Lamer, C.J.C. (dissenting) ". . .I have held that S. 241(b) violates the equality rights of all persons who desire to commit suicide but are or will become physically unable to do so unassisted . . . . One of McEachern C.J.B.C.'s conditions is that the act of terminating the appellant's life be hers and not anyone else's. While I believe this to be appropriate in her current circumstances. . . why should she be prevented the option of choosing suicide should her physical condition degenerate to the point where she is no longer even physically able to press a button or blow into a tube? Surely, it is in such circumstances that assistance is required most. Given that Ms. Rodriguez has not requested such an order, however, I need not decide the issue at this time."
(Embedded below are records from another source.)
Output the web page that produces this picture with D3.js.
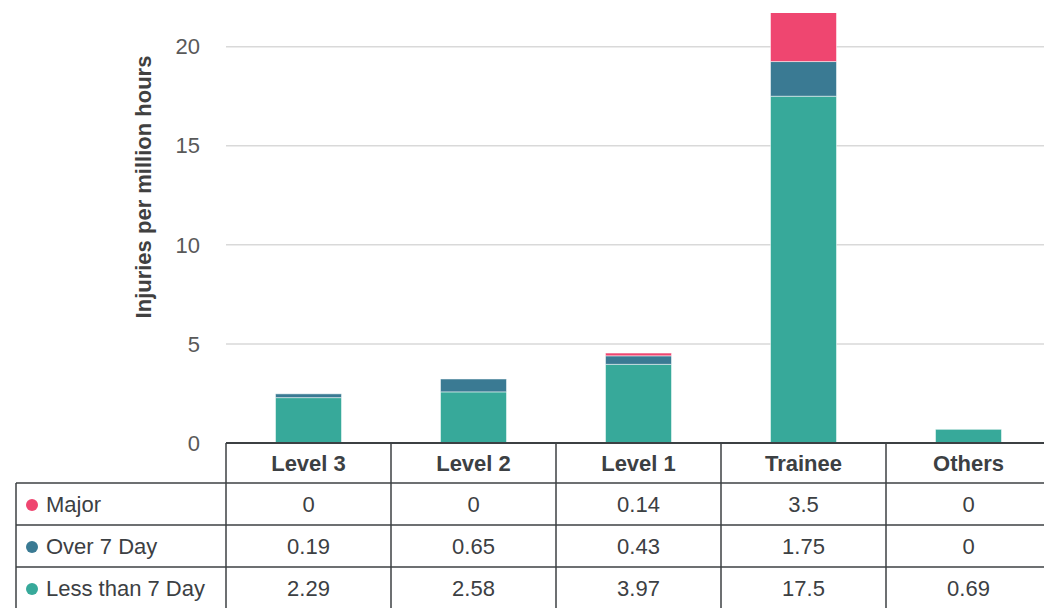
<!DOCTYPE html>
<html>
<head>
<meta charset="utf-8">
<script src="https://cdn.jsdelivr.net/npm/d3@7"></script>
<style>
  body { margin: 0; background: #fff; }
  svg { display: block; font-family: "Liberation Sans", Arial, sans-serif; }
</style>
</head>
<body>
<div class="chart"></div>
<script>
const categories = ['Level 3', 'Level 2', 'Level 1', 'Trainee', 'Others']
const seriesNames = ['Major', 'Over 7 Day', 'Less than 7 Day']
const major = [0, 0, 0.14, 3.5, 0]
const over7 = [0.19, 0.65, 0.43, 1.75, 0]
const less7 = [2.29, 2.58, 3.97, 17.5, 0.69]
const yTicks = [0, 5, 10, 15, 20]
const colors = ['#ef4670', '#3a7a93', '#37a99a']

const W = 1044, H = 608
const left = 226, bandW = 165
const y0 = 443, yTop = 13
const fs = 22

const svg = d3.select('.chart').append('svg')
  .attr('width', W).attr('height', H)

const x = d3.scaleBand()
  .domain(categories)
  .range([left, left + bandW * categories.length])
  .paddingInner(0.6).paddingOuter(0.3)

const y = d3.scaleLinear()
  .domain([0, 21.7])
  .range([y0, yTop])

// gridlines
svg.append('g').selectAll('line')
  .data(yTicks.filter(d => d > 0))
  .enter().append('line')
  .attr('x1', left).attr('x2', W)
  .attr('y1', d => y(d)).attr('y2', d => y(d))
  .attr('stroke', '#d9d9d9').attr('stroke-width', 1.5)

// tick labels
svg.append('g').selectAll('text')
  .data(yTicks)
  .enter().append('text')
  .attr('x', 200).attr('y', d => y(d))
  .attr('dy', '0.35em')
  .attr('text-anchor', 'end')
  .attr('font-size', fs).attr('fill', '#595959')
  .text(d => d)

svg.append('text')
  .attr('transform', `translate(143,187) rotate(-90)`)
  .attr('text-anchor', 'middle')
  .attr('dy', '0.35em')
  .attr('font-size', fs).attr('font-weight', 'bold').attr('fill', '#404040')
  .text('Injuries per million hours')

// stacked bars, clipped to the plot area
svg.append('clipPath').attr('id', 'plot')
  .append('rect').attr('x', left).attr('y', yTop).attr('width', W - left).attr('height', y0 - yTop)

const rows = categories.map((c, i) => ({cat: c, less: less7[i], over: over7[i], major: major[i]}))
const stack = d3.stack().keys(['less', 'over', 'major'])(rows)
const keyColor = {less: colors[2], over: colors[1], major: colors[0]}

svg.append('g').attr('clip-path', 'url(#plot)')
  .selectAll('g').data(stack).enter().append('g')
  .attr('fill', d => keyColor[d.key])
  .selectAll('rect').data(d => d).enter().append('rect')
  .attr('x', d => x(d.data.cat))
  .attr('width', x.bandwidth())
  .attr('y', d => y(d[1]))
  .attr('height', d => y(d[0]) - y(d[1]))
  .attr('stroke', '#ffffff').attr('stroke-opacity', 0.5).attr('stroke-width', 1)

// data table
const lineCol = '#3c4043'
const rowY = [443, 483, 525, 567, 609]
const tbl = svg.append('g')
const colEdges = d3.range(categories.length + 1).map(i => left + i * bandW)

tbl.append('line').attr('x1', left).attr('x2', W).attr('y1', rowY[0]).attr('y2', rowY[0])
  .attr('stroke', lineCol).attr('stroke-width', 1.8)
for (let r = 1; r < rowY.length; r++) {
  tbl.append('line').attr('x1', 16).attr('x2', W).attr('y1', rowY[r]).attr('y2', rowY[r])
    .attr('stroke', lineCol).attr('stroke-width', 1.5)
}
tbl.selectAll('line.col').data(colEdges).enter().append('line')
  .attr('x1', d => d).attr('x2', d => d)
  .attr('y1', rowY[0]).attr('y2', H)
  .attr('stroke', lineCol).attr('stroke-width', 1.5)
tbl.append('line').attr('x1', 16).attr('x2', 16).attr('y1', rowY[1]).attr('y2', H)
  .attr('stroke', lineCol).attr('stroke-width', 1.5)

tbl.selectAll('text.head').data(categories).enter().append('text')
  .attr('x', (d, i) => colEdges[i] + bandW / 2)
  .attr('y', (rowY[0] + rowY[1]) / 2).attr('dy', '0.35em')
  .attr('text-anchor', 'middle').attr('font-size', fs).attr('font-weight', 'bold')
  .attr('fill', '#3c4043').text(d => d)

const seriesVals = [major, over7, less7]
seriesNames.forEach((name, s) => {
  const cy = (rowY[s + 1] + rowY[s + 2]) / 2
  tbl.append('circle').attr('cx', 32).attr('cy', cy + 1).attr('r', 6).attr('fill', colors[s])
  tbl.append('text').attr('x', 46).attr('y', cy).attr('dy', '0.35em')
    .attr('font-size', fs).attr('fill', '#3c4043').text(name)
  tbl.selectAll(null).data(seriesVals[s]).enter().append('text')
    .attr('x', (d, i) => colEdges[i] + bandW / 2)
    .attr('y', cy).attr('dy', '0.35em')
    .attr('text-anchor', 'middle').attr('font-size', fs).attr('fill', '#3c4043')
    .text(d => d)
})
</script>
</body>
</html>
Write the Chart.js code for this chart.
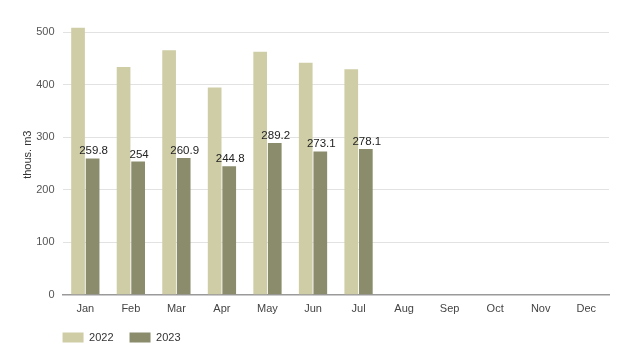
<!DOCTYPE html>
<html>
<head>
<meta charset="utf-8">
<script src="https://cdn.jsdelivr.net/npm/chart.js@4"></script>
<style>
  html, body { margin: 0; padding: 0; background: #fff; }
  #wrap { width: 624px; height: 362px; }
</style>
</head>
<body>
<div id="wrap"><canvas id="volumeChart"></canvas></div>
<script>
const months = ["Jan", "Feb", "Mar", "Apr", "May", "Jun", "Jul", "Aug", "Sep", "Oct", "Nov", "Dec"];
const values2022 = [509, 434, 466, 395, 463, 442, 430, null, null, null, null, null];
const values2023 = [259.8, 254, 260.9, 244.8, 289.2, 273.1, 278.1, null, null, null, null, null];
const yTicks = [0, 100, 200, 300, 400, 500];

Chart.defaults.font.family = "'Liberation Sans', Arial, sans-serif";
Chart.defaults.font.size = 11;

// value labels above the 2023 bars
const barLabels = {
  id: "barLabels",
  afterDatasetsDraw(chart) {
    const ctx = chart.ctx;
    const meta = chart.getDatasetMeta(1);
    ctx.save();
    ctx.font = "11.5px 'Liberation Sans', Arial, sans-serif";
    ctx.fillStyle = "#222";
    ctx.textAlign = "center";
    ctx.textBaseline = "alphabetic";
    meta.data.forEach((bar, i) => {
      const v = values2023[i];
      if (v == null) return;
      ctx.fillText(String(v), bar.x + 1, bar.y - 4);
    });
    ctx.restore();
  },
};

// push the legend over so it lines up with the plot
const legendShift = {
  id: "legendShift",
  beforeDraw(chart) {
    chart.legend.left = chart.chartArea.left - 16;
  },
};

const ctx = document.getElementById("volumeChart").getContext("2d");
new Chart(ctx, {
  type: "bar",
  data: {
    labels: months,
    datasets: [
      {
        label: "2022",
        data: values2022,
        backgroundColor: "#cfcda6",
      },
      {
        label: "2023",
        data: values2023,
        backgroundColor: "#8a8c6c",
      },
    ],
  },
  options: {
    responsive: true,
    maintainAspectRatio: false,
    animation: false,
    layout: { padding: { top: 7, right: 15, bottom: 9, left: 16 } },
    datasets: {
      bar: { categoryPercentage: 0.64, barPercentage: 0.94 },
    },
    scales: {
      x: {
        grid: { display: false },
        border: { color: "#9a9a9a", width: 1.5 },
        ticks: { color: "#444", padding: 0 },
      },
      y: {
        min: 0,
        max: 534,
        afterBuildTicks(scale) {
          scale.ticks = yTicks.map((v) => ({ value: v }));
        },
        grid: {
          color: (c) => (c.tick && c.tick.value === 0 ? "rgba(0,0,0,0)" : "#e2e2e2"),
          drawTicks: false,
        },
        border: { display: false },
        ticks: { color: "#555", padding: 8 },
        title: {
          display: true,
          text: "thous. m3",
          color: "#333",
          padding: { top: 5, bottom: -6 },
        },
      },
    },
    plugins: {
      legend: {
        position: "bottom",
        align: "start",
        labels: { boxWidth: 21, boxHeight: 10, padding: 16, color: "#333" },
      },
      tooltip: { enabled: false },
    },
  },
  plugins: [barLabels, legendShift],
});
</script>
</body>
</html>
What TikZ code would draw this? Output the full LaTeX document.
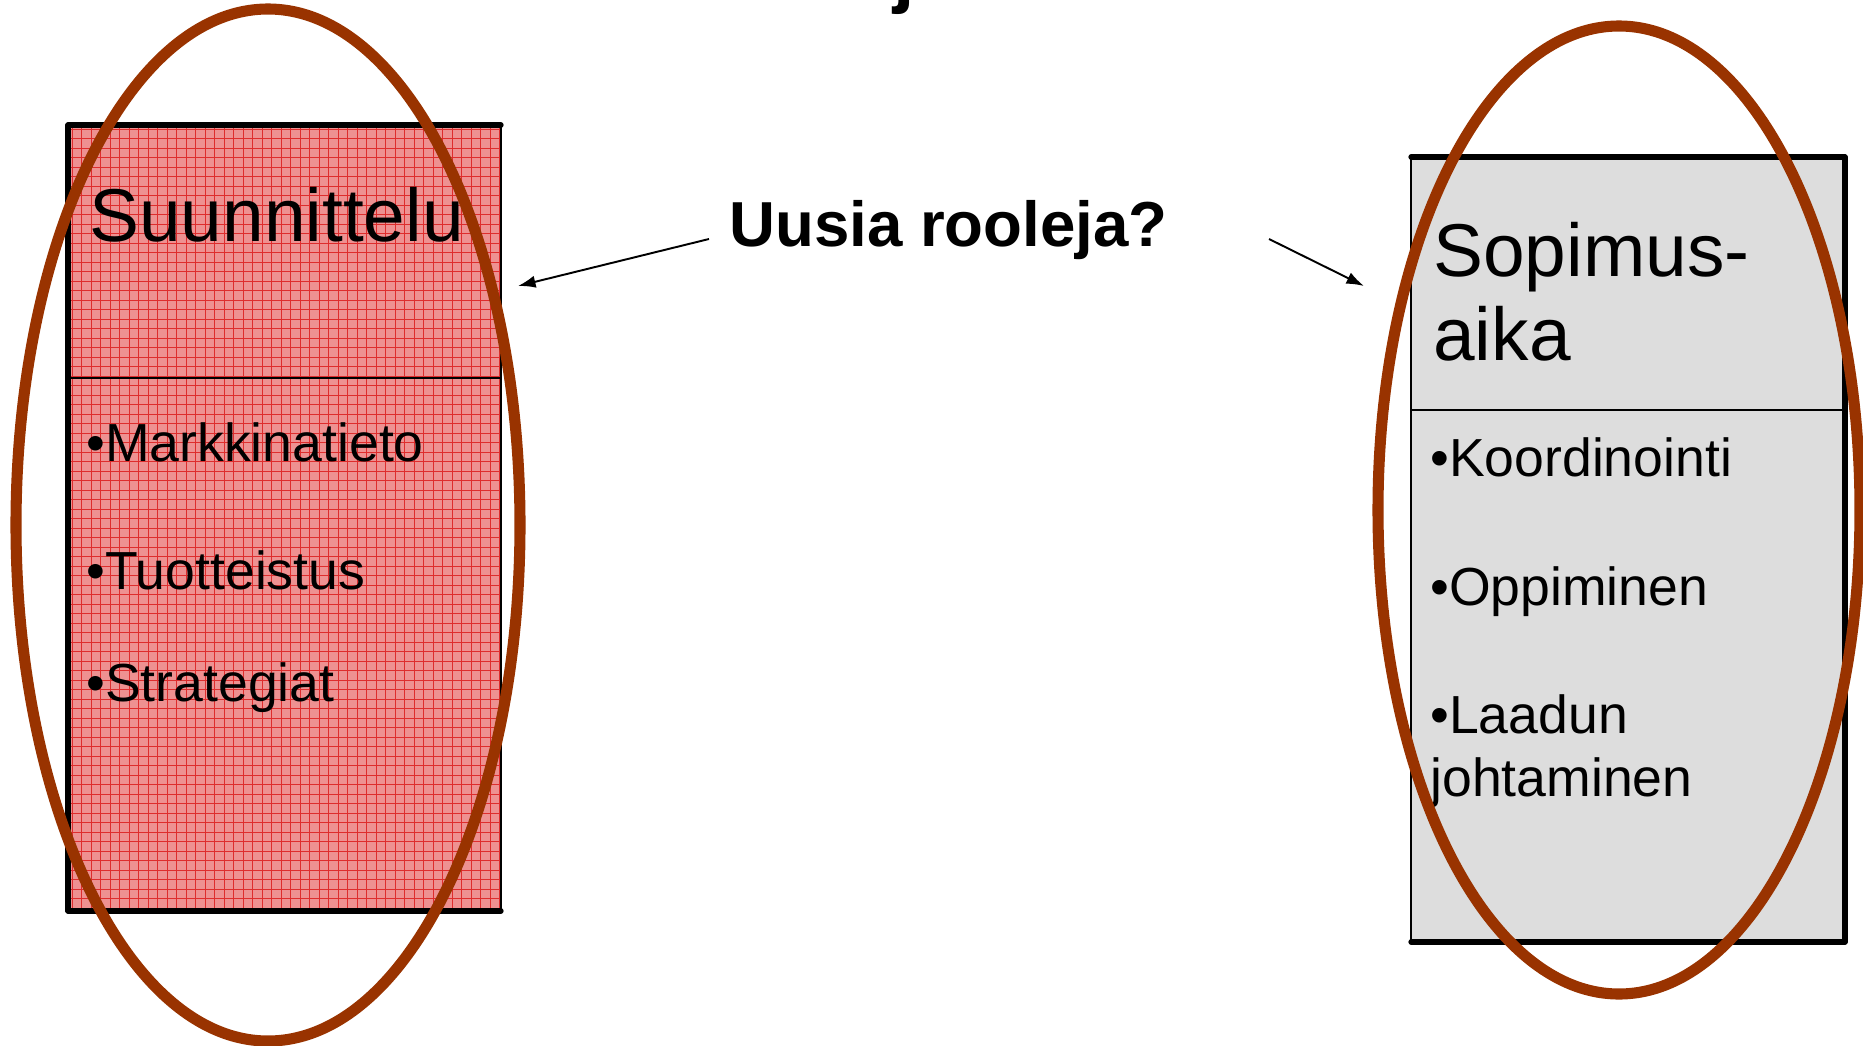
\documentclass[tikz,border=0pt]{standalone}
\usepackage{fontspec}
\setmainfont{Liberation Sans}
\usetikzlibrary{arrows.meta}
\definecolor{ovalbrown}{RGB}{153,51,0}
\definecolor{planpink}{RGB}{238,145,145}
\definecolor{planred}{RGB}{222,45,45}
\definecolor{boxgray}{RGB}{221,221,221}
\begin{document}
\begin{tikzpicture}[x=0.02cm, y=-0.02cm,
    head/.style = {anchor=base west, inner sep=0pt, align=left, font=\fontsize{42.6}{47.6}\selectfont},
    item/.style = {anchor=base west, inner sep=0pt, align=left, font=\fontsize{30.5}{35.7}\selectfont},
    side/.style = {line width=3pt, line cap=round},
    gridline/.style = {planred, line width=0.55pt},
    conn/.style = {line width=1.1pt, -{Latex[length=10pt,width=7pt]}},
    oval/.style = {draw=ovalbrown, line width=6.3pt}]
  \useasboundingbox (0,0) rectangle (1863,1045);

  % cut-off title
  \node[anchor=base west, inner sep=0pt, font=\fontsize{44}{50}\selectfont\bfseries](title) at (893,-2){j};

  % left box: Suunnittelu
  \begin{scope}
    \clip (68,125) rectangle (501,911);
    \fill[planpink] (68,125) rectangle (501,911);
    \foreach \i in {0,...,45} \draw[gridline] (72+\i*9.5,125) -- (72+\i*9.5,911);
    \foreach \j in {0,...,82} \draw[gridline] (68,129+\j*9.5) -- (501,129+\j*9.5);
  \end{scope}
  \draw[line width=1.2pt] (68,378) -- (501,378);
  \draw[side] (68,125) -- (501,125); \draw[side] (68,125) -- (68,911);
  \draw[side] (68,911) -- (501,911); \draw[line width=1.6pt] (501,125) -- (501,911);

  % right box: Sopimusaika
  \fill[boxgray] (1411,157) rectangle (1845,942);
  \draw[line width=1.2pt] (1411,410) -- (1845,410);
  \draw[side] (1411,157) -- (1845,157); \draw[line width=1.4pt] (1411,157) -- (1411,942);
  \draw[side] (1411,942) -- (1845,942); \draw[side] (1845,157) -- (1845,942);

  \node[head](suun) at (89,241){Suunnittelu};
  \node[item](mark) at (86,461){•Markkinatieto};
  \node[item](tuot) at (86,589){•Tuotteistus};
  \node[item](stra) at (86,701){•Strategiat};

  \node[head](sopi) at (1433,360){Sopimus-\\aika};
  \node[item](koor) at (1430,476){•Koordinointi};
  \node[item](oppi) at (1430,605){•Oppiminen};
  \node[item](laad) at (1430,796){•Laadun\\johtaminen};

  \node[anchor=base west, inner sep=0pt, font=\fontsize{36.2}{40}\selectfont\bfseries](uusi) at (729,246){Uusia rooleja?};

  \coordinate (qleft) at (709,239); \coordinate (qright) at (1269,239);
  \coordinate (toleft) at (518,286); \coordinate (toright) at (1364,286);
  \draw[conn] (qleft) -- (toleft); \draw[conn] (qright) -- (toright);

  \draw[oval] (268,525) ellipse [x radius=252, y radius=516];
  \draw[oval] (1619,510) ellipse [x radius=241, y radius=484];
\end{tikzpicture}
\end{document}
With respect, the Chief Justice appears not to have recognized that the arguments he had heard for and against Rodriguez rights and freedoms did not address the rights and freedoms of those to whom such an order would have been directed.

4. For the insights into "secular fundamentalism" see Benson I. T. Notes Towards a (Re) Definition of the Secular. (2000) 33 U.B.C. Law Rev. 519 _549, Special Issue: "Religion, Morality, and Law", p. 521. Mr. Benson has written a popular summary of the main points in the Law Review article in There are no Secular Unbelievers, which appeared in Centre Points:Vol. 4, No. 1, Spring, 2000, the newsletter of the Centre for Cultural Renewal.

5. College of Pharmacists of British Columbia, Bulletin March/April 2000 Vol. 25 No. 2; Ethics in Practice: Moral Conflicts in Pharmacy Practice

6. See Murphy, Sean, Referral: A False Compromise.

7. See note 5.

8. Letter dated 29 April, 2000, from the Administrator, Protection of Conscience Project, to the Registrar, College of Pharmacists of British Columbia

9. Letter dated 9 May, 2000, from the Registrar, College of Pharmacists of British Columbia to the Administrator, Protection of Conscience Project

10. Archer, Frank, "Emergency Contraceptives and Professional Ethics". Canadian Pharmaceutical Journal, May 2000, Vol. 133, No. 4, p. 22-26.

11. Murphy, Sean, In Defence of the New Heretics: A Response to Frank Archer (unpublished MS, July 2000)

12. Benson, Iain T., Are "Values" the Same as "Virtues"?. Centrepoints, Vol. 2, No. 2, Article #1, Fall, 1996 (Newsletter of the Centre for Cultural Renewal).

13. See note 4, and the Project Submission to the All-Party Oireachtais Committee on the Constitution (Ireland).